Years later, when Bergman himself was in the producer's role, he reflected on Marmstedt's brilliance, "his firmness, determination, honesty and guts, but also his tact, understanding and sensitivity." Marmstedt had a 'golden rule' for viewing rushes: "Don't be enthusiastic, don't be critical either. Put yourself at point zero. Don't let your emotions get involved in what you are seeing, and then you'll see everything." This piece of advice, Bergman says, "has been invaluable to me throughout my professional life."

Neither It Rains on Our Love (a modest critical success) nor A Ship Bound for India ("a major disaster") was greeted with much enthusiasm, and Marmstedt decided it was time for a safer bet. He bought the films right to Music in Darkness, the latest novel by popular writer Dagmar Edgvist, three of whose books he had already profitably filmed, and teamed her with Bergman to create a screenplay. Although enchanted by the novelist herself, Bergman protested that this was not his kind of project—but Marmstedt was inflexible. "My only memory of the filming," he says, "is that I kept thinking: make sure there are no tedious parts. Keeps it entertaining." It was a winning combination: Svensk took due note of the film's generous box-office returns and invited Bergman to come home.

A growing confidence and audacity can be traced in the nine films directed by Bergman between 1946 and 1950. If his material was sometimes over-written, overwrought and overlooked, if his narrative was often despairing and grim, there was no doubting his visual sense and his remarkable skill with actors, one of the benefits of his copious theatrical experience. For four films in a row, he worked with Göran Strindberg, a versatile cameraman sharing his interest in exploring the dramatic possibilities of the tracking shot and what might be achieved with lights and shadows. Among many such diversions in Music in Darkness, the rushing camera matches Ingrid's panic as she struggles to leave the enclosing dance-hall, while an evidently ingenious studio construction enabling a breakfast tray to travel to an upstairs bedroom was so pleasing that they used it twice and then, for good measure, filmed it in reverse.

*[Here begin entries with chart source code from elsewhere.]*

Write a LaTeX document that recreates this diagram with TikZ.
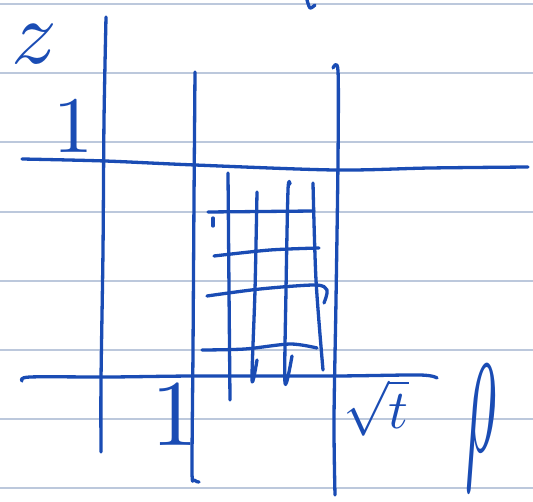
\documentclass[tikz,border=0pt]{standalone}
\usepackage{amsmath, amssymb}
\usetikzlibrary{positioning, calc}
\definecolor{Ink}{HTML}{1A4CB4}
\definecolor{Rule}{HTML}{BCC8DC}
\definecolor{Paper}{HTML}{FFFFFF}
\tikzset{
    pen/.style={draw=Ink, line width=3.3pt, line cap=round, line join=round},
    rule/.style={draw=Rule, line width=1.2pt},
    hand/.style={text=Ink, inner sep=0pt},
}

\begin{document}
\begin{tikzpicture}[x=1pt, y=-1pt]
    \fill[Paper] (0,0) rectangle (533,502);
    \useasboundingbox (0,0) rectangle (533,502);
    \foreach \y in {4,73,142,212,281,350,419,488}
        \draw[rule] (0,\y) -- (533,\y);
    % axes and the two cuts
    \draw[pen] plot[smooth] coordinates {(106,17) (104,120) (103,250) (101,380) (101,452)};
    \draw[pen] plot[smooth] coordinates {(195,72) (194,200) (193,350) (192,470) (194,480) (199,482)};
    \draw[pen] plot[smooth] coordinates {(333,68) (338,71) (338,160) (336,300) (334,420) (335,495)};
    \draw[pen] plot[smooth] coordinates {(22,159) (105,161) (195,165) (335,170) (430,168) (528,167)};
    \draw[pen] plot[smooth] coordinates {(22,381) (30,377) (110,377) (195,376) (335,376) (420,375) (437,378)};
    % grid
    \draw[pen] plot[smooth] coordinates {(228,173) (229,290) (230,400)};
    \draw[pen] plot[smooth] coordinates {(257,192) (255,290) (252,380) (257,360)};
    \draw[pen] plot[smooth] coordinates {(290,184) (288,190) (286,290) (285,383) (292,356)};
    \draw[pen] plot[smooth] coordinates {(313,183) (316,280) (323,370)};
    \draw[pen] (208,212) -- (314,211);
    \draw[pen] (213,218) -- (213,226);
    \draw[pen] plot[smooth] coordinates {(214,256) (270,250) (319,248)};
    \draw[pen] plot[smooth] coordinates {(207,296) (260,289) (315,285) (327,290) (324,303)};
    \draw[pen] plot[smooth] coordinates {(202,350) (245,349) (290,344) (317,348)};
    \draw[pen] plot[smooth] coordinates {(307,0) (310,8) (315,5)};
    % labels
    \node[hand] (zlabel) at (34,44) {\scalebox{9}{$z$}};
    \node[hand] (onez) at (73,127) {\scalebox{8}{$1$}};
    \node[hand] (onerho) at (175,415) {\scalebox{9.4}{$1$}};
    \node[hand] (sqrtt) at (376,408) {\scalebox{5.5}{$\sqrt{t}$}};
    \node[hand] (rholabel) at (481,428) {\scalebox{6}[20]{$\rho$}};
\end{tikzpicture}
\end{document}
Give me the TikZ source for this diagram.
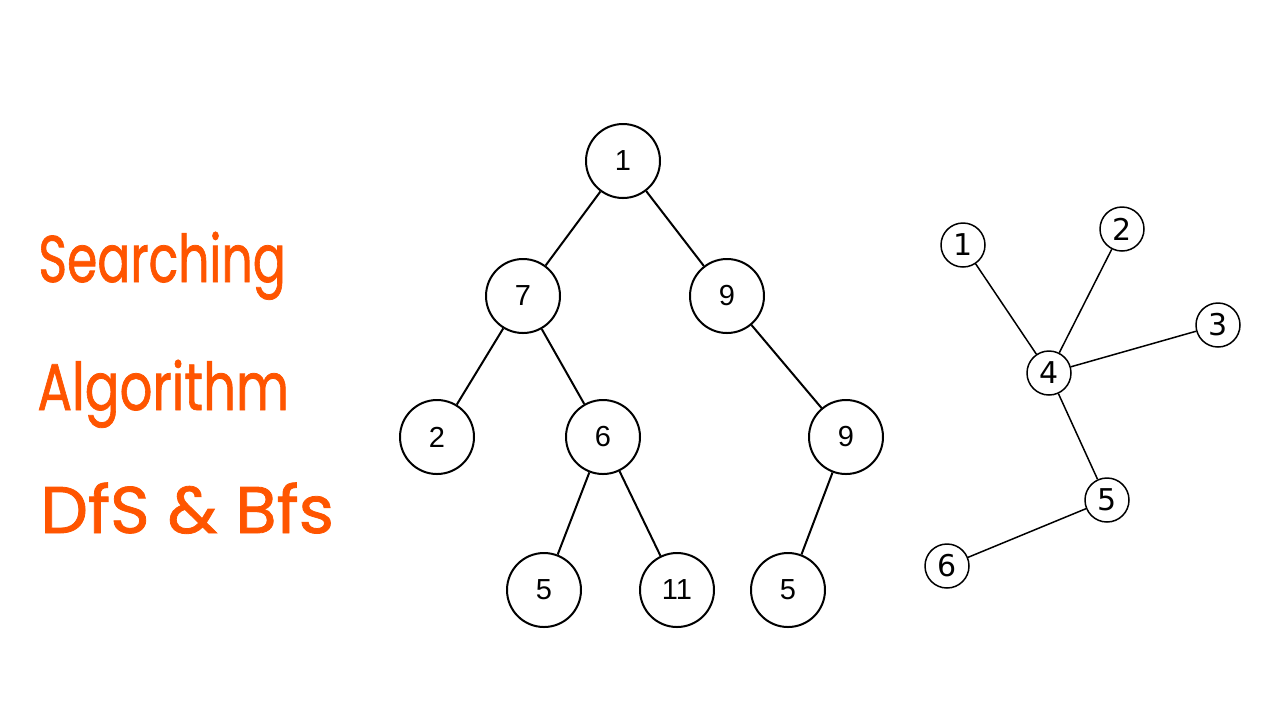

Strindberg went on to work for, among others, Sjöberg, Ekman, and Disney but his influence on Bergman deserves reappraisal. Between them, Music in Darkness is a kaleidoscope of styles, retreating when all else fails to a gallery of close-ups or a brisk old-fashioned wipe to hasten the story. A sense of experiment, not always successful, lies in the contrast between scenes, from the imagery of Bengt's coma (mysteriously featuring a goldfish) to the respectful mini-documentary at the blind school where the children read out Jelma Lagerlöf's classic The Wonderful Adventures of Nils, from the bickering in the kitchen (a simple set neatly filmed in a single shot) to the oddly chilling spectacle of Bengt's silently accusing audience.

As a result of Marmstedt's restricted budget, Music in Darkness sometimes abandons backgrounds completely, leaving its characters to collide in silhouette. The glimpse of an aged couple retreating in the gloom from a distant circus entrance, suggests some discarded plot twist, but remains intriguingly consistent with other visual footnotes. Bergman's affection for symbolism enriches much of the action: a sheet over the face, the sound of a dog, a road-drill, a torn postcard, marriage vows, train tracks, the study of a foreign language. Allowing Björnstrand a vitriolic tirade, and Bengt's aunts an expectation of the worst ("Pain and suffering," they assure each other, "are part of God's design"), he hints at a sentimental tale of supernatural empathy between two lovers, partly to meet the current public demand for happy endings regardless of plausibility and partly to rescue his own failing marriage. It was also, not too seriously, a study of social politics, of servants and their hopes for betterment. But it was Mai Zetterling that people came to see.